If you're not aggressively saving for the future – maybe funding an IRA, a 529 plan if you have kids, and, of course, contributing to a 401(k) or other retirement plan, if possible – you're setting yourself up for hard times ahead. This is where the final 20% of your monthly income should go. If you don't have an emergency fund (see below), most of this 20% should go first to create one.

Another Budget Strategy

Financial guru Dave Ramsey has a different take on how you should carve up your cash. His recommended allocations look something like this (expressed as a percentage of your take-home pay):

Charitable Giving: 10%-15%

Food: 5%-15%

Saving: 10%-15%

Clothing: 2%-7%

Housing: 25%-35%

Transportation: 10%-15%

Utilities: 5%-10%

Medical/Health: 5%-10%

About That Emergency Fund

Beyond your monthly living expenses and discretionary money, the major portion of the cash reserves in your bank account should consist of your emergency fund. The money for that fund should come from the portion of your budget devoted to savings – whether it's from the 20% of 50/30/20 or from Ramsey's 10% to 15%.

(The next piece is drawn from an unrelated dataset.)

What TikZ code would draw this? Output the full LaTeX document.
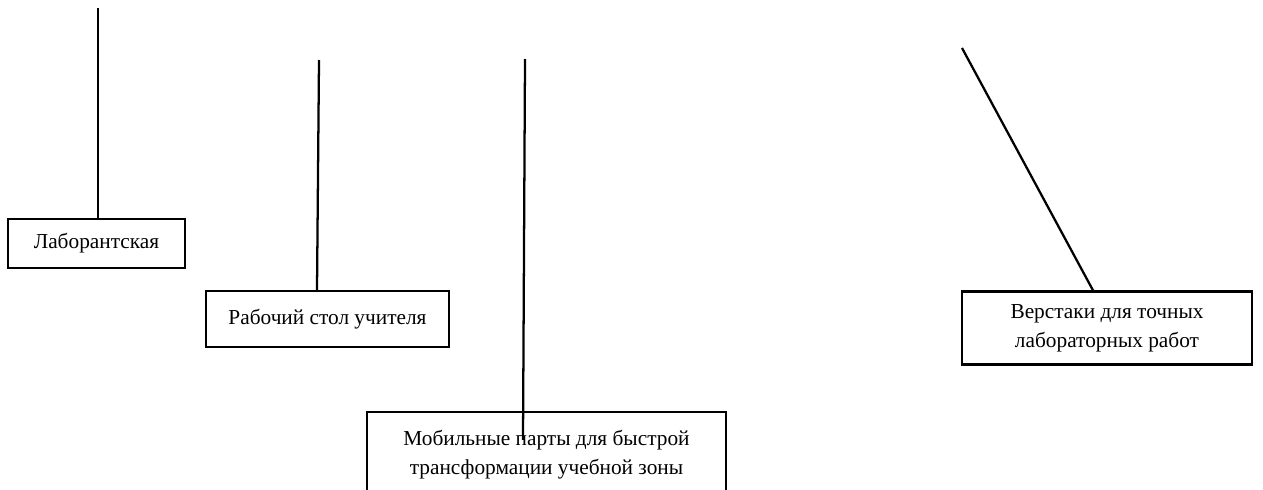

How much do you need? Everybody has a different opinion. Most financial experts end up suggesting you need a cash stash equal to six months of expenses: If you need $5,000 to survive, save $30,000.

Well-respected personal finance guru Suze Orman advises an eight-month emergency fund because that's about how long it takes the average person to find a job. Other experts say three months, while some say none at all if you have little debt, already have a lot of money saved in liquid investments and have quality insurance.

Should that fund really be in the bank? Some of those same experts will advise you to keep your five-figure emergency fund in an investment account with relatively safe allocations to earn more than the paltry interest you will receive in a savings account. The main issue is that the money be instantly accessible if needed. (On the other side, remember that money in a bank account is FDIC insured.) For more advice, see Building An Emergency Fund.

If you don't have an emergency fund, you should probably create one before putting your Financial Goals/Savings money toward retirement or other goals. Aim for building the fund to three months of expenses, then splitting your savings between your savings account and investing until you have six to eight months tucked away. After that, your savings should go into retirement and other goals – invested in something that earns more than a bank account.

The Bottom Line

One study found that around three-quarters of Americans are living paycheck to paycheck. That doesn't leave much room for saving. Most financial gurus would probably agree that if you start saving something, that's a great first step. Plan to raise that amount over time. And if you don't yet have a budget, start with our tutorial Budgeting Basics.